## What you need to do
Print, exactly and with both ends included, the lines below that run from the one containing "Convert this chart to Apache ECharts code." to the one containing "const C_COMM = '#F8DABA';". Pictures are omitted.

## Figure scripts
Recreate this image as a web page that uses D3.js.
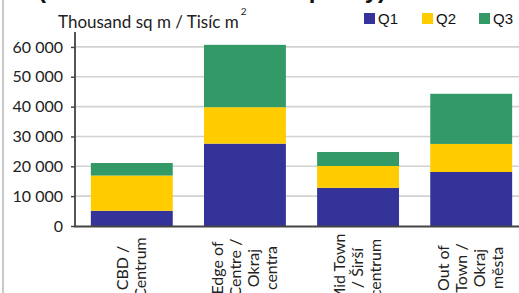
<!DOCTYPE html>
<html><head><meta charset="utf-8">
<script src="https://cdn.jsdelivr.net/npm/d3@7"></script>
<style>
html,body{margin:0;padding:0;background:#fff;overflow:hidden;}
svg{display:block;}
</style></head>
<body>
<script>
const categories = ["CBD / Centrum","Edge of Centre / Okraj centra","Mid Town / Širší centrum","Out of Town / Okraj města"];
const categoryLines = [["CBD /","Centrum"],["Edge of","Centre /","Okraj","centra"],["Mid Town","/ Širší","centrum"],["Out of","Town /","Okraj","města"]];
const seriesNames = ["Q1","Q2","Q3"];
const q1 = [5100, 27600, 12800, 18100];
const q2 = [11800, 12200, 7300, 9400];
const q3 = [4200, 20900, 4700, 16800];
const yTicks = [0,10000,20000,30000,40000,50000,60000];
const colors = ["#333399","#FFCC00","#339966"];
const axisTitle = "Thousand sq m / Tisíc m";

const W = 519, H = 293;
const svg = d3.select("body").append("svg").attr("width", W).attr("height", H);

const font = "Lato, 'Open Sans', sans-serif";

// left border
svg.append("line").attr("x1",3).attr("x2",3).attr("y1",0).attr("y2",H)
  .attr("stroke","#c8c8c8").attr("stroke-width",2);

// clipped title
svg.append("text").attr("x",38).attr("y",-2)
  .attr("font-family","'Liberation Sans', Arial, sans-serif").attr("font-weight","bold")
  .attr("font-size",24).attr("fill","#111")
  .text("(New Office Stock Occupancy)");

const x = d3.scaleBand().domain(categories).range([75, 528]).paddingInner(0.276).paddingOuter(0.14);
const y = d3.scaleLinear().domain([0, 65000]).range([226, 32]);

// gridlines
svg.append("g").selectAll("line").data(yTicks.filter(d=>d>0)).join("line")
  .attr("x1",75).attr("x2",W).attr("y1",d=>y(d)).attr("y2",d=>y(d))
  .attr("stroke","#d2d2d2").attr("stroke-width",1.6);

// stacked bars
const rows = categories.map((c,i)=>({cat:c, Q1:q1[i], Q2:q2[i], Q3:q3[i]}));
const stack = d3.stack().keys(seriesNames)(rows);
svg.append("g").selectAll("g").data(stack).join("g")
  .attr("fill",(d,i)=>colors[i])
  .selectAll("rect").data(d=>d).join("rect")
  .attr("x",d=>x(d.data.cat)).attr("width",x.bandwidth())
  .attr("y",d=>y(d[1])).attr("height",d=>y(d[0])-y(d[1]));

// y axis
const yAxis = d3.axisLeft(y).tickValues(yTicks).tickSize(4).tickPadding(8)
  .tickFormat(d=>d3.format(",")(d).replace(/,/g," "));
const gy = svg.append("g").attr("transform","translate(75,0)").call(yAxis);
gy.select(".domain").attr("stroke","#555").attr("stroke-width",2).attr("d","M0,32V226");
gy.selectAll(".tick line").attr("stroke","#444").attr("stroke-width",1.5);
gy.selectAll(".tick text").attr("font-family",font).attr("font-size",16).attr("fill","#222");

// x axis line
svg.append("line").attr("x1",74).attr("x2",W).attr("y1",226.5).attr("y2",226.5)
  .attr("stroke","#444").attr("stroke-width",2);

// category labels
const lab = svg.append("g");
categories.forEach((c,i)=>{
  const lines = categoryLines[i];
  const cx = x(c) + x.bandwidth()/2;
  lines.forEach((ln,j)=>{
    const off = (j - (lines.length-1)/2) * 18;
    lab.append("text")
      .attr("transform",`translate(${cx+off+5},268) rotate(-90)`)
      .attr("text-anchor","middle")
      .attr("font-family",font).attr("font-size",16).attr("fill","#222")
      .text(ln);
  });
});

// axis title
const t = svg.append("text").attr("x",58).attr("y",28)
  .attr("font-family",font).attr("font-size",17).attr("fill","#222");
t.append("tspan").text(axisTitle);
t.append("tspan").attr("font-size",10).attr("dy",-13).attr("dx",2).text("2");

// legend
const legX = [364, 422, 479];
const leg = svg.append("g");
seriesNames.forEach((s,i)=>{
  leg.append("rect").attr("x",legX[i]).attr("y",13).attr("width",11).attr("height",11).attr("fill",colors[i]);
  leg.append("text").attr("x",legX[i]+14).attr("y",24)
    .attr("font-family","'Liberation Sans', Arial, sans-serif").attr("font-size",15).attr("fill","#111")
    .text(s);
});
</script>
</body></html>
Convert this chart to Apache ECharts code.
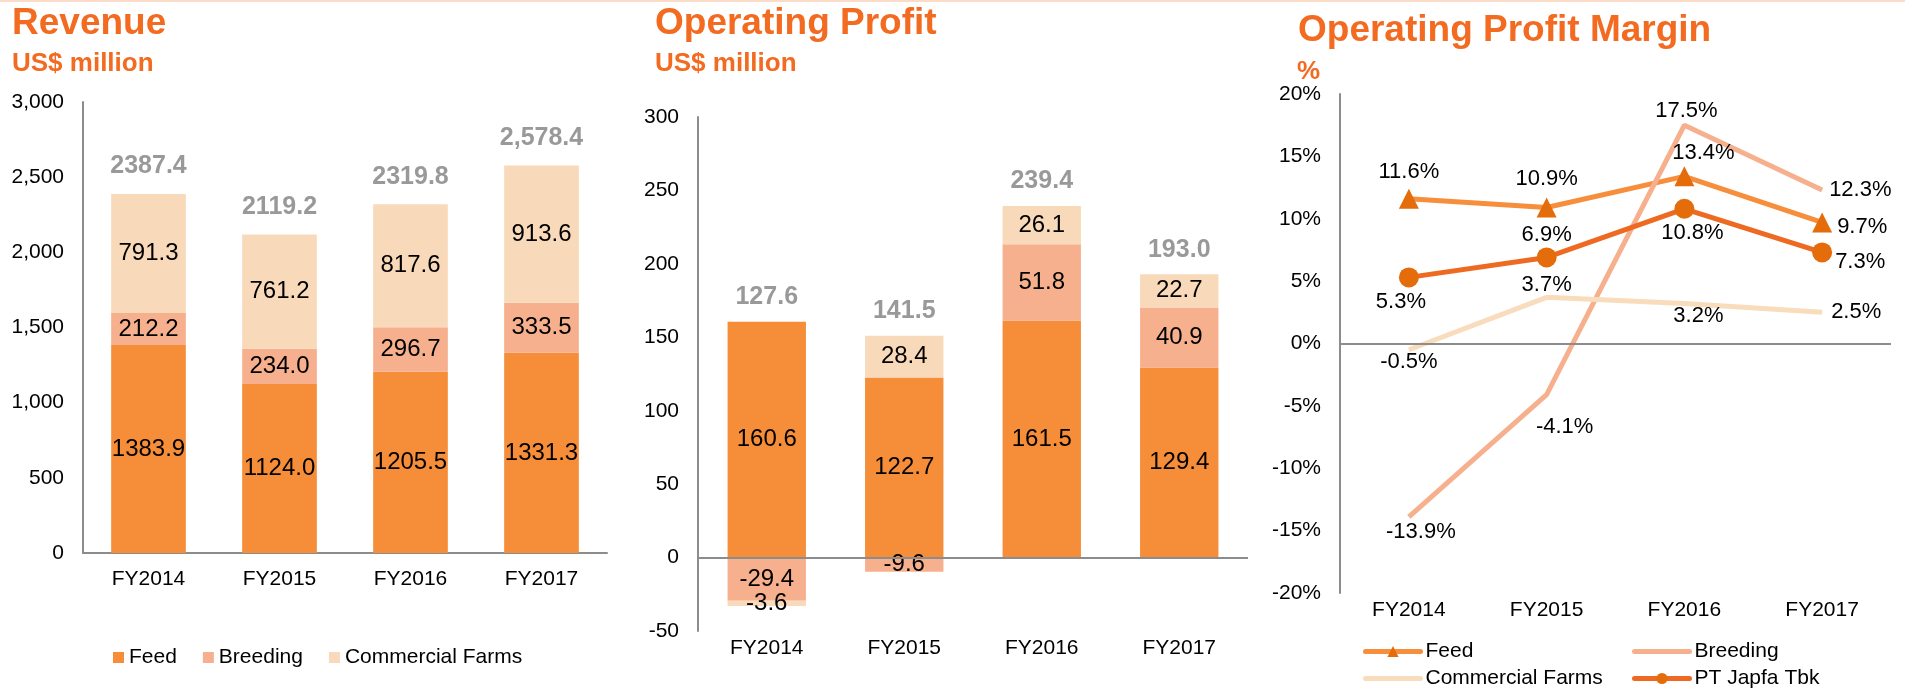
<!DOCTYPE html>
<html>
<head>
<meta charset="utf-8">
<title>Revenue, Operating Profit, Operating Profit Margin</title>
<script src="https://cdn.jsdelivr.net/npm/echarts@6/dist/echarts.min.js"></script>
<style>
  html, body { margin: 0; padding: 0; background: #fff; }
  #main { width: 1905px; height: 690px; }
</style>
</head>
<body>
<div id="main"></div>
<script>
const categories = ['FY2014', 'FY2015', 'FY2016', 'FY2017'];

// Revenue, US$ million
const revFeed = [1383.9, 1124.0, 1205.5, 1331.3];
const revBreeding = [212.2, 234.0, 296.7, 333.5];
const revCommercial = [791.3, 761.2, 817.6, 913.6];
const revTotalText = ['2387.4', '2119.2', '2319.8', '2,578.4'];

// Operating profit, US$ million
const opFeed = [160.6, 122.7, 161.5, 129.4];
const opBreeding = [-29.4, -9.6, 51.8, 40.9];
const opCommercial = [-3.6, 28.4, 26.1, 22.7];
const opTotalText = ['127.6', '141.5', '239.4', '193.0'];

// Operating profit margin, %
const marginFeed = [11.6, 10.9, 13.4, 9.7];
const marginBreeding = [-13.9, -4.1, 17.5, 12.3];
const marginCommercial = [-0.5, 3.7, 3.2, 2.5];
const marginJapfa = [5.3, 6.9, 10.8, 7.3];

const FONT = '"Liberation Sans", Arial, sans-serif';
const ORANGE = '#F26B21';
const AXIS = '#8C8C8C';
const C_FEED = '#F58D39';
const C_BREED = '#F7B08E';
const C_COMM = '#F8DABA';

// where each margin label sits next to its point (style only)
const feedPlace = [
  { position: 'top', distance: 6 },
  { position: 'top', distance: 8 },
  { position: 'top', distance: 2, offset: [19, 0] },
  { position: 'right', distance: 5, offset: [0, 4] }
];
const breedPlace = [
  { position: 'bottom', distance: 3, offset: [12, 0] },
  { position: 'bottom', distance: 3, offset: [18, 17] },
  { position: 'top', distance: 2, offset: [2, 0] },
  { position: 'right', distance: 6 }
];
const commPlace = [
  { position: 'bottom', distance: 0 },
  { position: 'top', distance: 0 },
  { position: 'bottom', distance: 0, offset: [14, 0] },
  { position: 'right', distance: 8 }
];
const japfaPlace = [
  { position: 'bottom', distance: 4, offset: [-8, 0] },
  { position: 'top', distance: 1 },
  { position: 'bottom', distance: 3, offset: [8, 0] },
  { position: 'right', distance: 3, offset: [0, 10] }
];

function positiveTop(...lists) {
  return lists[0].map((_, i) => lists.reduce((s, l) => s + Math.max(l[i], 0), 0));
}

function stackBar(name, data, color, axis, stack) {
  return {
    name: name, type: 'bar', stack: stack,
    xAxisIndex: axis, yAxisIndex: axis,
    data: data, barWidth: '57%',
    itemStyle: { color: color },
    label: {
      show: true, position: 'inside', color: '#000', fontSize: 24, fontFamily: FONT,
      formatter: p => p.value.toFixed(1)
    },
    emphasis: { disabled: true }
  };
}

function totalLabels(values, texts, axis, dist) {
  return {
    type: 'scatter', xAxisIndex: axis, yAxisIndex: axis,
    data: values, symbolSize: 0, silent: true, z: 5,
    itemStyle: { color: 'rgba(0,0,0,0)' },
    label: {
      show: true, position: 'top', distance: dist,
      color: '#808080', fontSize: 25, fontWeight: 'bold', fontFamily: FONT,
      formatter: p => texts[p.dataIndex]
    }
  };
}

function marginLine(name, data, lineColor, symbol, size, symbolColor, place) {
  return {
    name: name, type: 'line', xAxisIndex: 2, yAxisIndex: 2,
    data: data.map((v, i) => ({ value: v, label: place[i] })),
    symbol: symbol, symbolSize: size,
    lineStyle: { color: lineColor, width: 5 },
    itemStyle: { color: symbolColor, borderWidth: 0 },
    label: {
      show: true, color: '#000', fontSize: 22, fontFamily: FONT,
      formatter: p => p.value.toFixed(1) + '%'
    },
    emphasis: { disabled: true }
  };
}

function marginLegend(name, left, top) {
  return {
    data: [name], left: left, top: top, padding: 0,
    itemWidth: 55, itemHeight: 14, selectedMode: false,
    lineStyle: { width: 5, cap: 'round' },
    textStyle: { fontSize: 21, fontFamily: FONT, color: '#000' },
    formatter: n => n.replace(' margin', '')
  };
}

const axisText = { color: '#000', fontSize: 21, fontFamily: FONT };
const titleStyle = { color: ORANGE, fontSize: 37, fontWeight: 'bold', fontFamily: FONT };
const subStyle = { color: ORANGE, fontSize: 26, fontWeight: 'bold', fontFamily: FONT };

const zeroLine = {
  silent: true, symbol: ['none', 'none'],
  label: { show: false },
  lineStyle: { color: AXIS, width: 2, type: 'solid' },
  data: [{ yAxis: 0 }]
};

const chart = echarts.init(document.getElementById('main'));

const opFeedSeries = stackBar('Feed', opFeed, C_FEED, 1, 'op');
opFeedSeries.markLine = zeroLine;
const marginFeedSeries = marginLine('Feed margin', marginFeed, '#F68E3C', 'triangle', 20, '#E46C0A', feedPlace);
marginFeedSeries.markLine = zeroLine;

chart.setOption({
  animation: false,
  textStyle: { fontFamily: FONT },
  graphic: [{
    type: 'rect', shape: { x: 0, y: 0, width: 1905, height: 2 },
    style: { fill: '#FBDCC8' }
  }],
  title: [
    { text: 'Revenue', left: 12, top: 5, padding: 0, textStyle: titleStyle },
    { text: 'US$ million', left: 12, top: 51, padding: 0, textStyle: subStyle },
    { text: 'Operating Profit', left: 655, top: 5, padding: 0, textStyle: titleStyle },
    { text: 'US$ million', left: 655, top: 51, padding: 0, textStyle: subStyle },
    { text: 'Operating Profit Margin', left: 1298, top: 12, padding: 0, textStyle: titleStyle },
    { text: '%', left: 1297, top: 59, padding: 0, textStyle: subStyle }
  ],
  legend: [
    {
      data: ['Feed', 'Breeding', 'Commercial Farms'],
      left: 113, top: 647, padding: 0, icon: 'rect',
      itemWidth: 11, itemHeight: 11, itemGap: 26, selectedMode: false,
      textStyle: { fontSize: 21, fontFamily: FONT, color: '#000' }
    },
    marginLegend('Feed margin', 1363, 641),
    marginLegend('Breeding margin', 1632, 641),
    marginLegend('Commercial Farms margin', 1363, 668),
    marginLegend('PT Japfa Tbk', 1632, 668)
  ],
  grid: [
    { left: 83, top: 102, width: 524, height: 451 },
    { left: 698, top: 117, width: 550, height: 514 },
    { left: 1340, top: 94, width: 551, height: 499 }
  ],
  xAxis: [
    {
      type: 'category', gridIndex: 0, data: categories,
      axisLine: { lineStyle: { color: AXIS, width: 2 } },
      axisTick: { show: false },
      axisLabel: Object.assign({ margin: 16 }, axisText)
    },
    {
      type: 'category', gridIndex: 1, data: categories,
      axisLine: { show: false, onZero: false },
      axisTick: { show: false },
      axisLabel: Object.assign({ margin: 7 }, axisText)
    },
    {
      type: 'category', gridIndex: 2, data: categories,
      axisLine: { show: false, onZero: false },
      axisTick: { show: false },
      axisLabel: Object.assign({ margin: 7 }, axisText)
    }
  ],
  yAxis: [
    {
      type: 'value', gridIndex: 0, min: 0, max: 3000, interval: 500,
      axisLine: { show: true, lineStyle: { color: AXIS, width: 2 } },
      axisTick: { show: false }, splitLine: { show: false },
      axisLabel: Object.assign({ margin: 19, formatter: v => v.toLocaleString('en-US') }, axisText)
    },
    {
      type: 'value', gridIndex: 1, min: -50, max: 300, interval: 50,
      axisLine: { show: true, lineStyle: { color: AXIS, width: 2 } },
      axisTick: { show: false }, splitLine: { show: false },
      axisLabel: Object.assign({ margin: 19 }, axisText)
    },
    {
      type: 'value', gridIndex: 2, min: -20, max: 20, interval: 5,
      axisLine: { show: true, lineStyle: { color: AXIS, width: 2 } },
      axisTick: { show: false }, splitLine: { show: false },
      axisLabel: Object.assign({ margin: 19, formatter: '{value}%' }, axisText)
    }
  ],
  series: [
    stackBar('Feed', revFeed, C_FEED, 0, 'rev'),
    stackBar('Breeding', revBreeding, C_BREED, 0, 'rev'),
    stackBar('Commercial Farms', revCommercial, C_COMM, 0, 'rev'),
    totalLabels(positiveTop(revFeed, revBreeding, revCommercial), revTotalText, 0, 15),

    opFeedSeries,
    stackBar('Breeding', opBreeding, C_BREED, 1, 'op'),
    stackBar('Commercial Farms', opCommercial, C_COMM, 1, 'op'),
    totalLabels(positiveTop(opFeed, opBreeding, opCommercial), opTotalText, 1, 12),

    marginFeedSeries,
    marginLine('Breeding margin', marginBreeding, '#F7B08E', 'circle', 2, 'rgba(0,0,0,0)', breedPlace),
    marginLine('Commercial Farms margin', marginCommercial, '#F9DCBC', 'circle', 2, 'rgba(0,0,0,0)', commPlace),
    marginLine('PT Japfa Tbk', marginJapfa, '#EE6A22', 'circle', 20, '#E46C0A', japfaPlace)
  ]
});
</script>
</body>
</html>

## Final answer
Convert this chart to Apache ECharts code.
<!DOCTYPE html>
<html>
<head>
<meta charset="utf-8">
<title>Revenue, Operating Profit, Operating Profit Margin</title>
<script src="https://cdn.jsdelivr.net/npm/echarts@6/dist/echarts.min.js"></script>
<style>
  html, body { margin: 0; padding: 0; background: #fff; }
  #main { width: 1905px; height: 690px; }
</style>
</head>
<body>
<div id="main"></div>
<script>
const categories = ['FY2014', 'FY2015', 'FY2016', 'FY2017'];

// Revenue, US$ million
const revFeed = [1383.9, 1124.0, 1205.5, 1331.3];
const revBreeding = [212.2, 234.0, 296.7, 333.5];
const revCommercial = [791.3, 761.2, 817.6, 913.6];
const revTotalText = ['2387.4', '2119.2', '2319.8', '2,578.4'];

// Operating profit, US$ million
const opFeed = [160.6, 122.7, 161.5, 129.4];
const opBreeding = [-29.4, -9.6, 51.8, 40.9];
const opCommercial = [-3.6, 28.4, 26.1, 22.7];
const opTotalText = ['127.6', '141.5', '239.4', '193.0'];

// Operating profit margin, %
const marginFeed = [11.6, 10.9, 13.4, 9.7];
const marginBreeding = [-13.9, -4.1, 17.5, 12.3];
const marginCommercial = [-0.5, 3.7, 3.2, 2.5];
const marginJapfa = [5.3, 6.9, 10.8, 7.3];

const FONT = '"Liberation Sans", Arial, sans-serif';
const ORANGE = '#F26B21';
const AXIS = '#8C8C8C';
const C_FEED = '#F58D39';
const C_BREED = '#F7B08E';
const C_COMM = '#F8DABA';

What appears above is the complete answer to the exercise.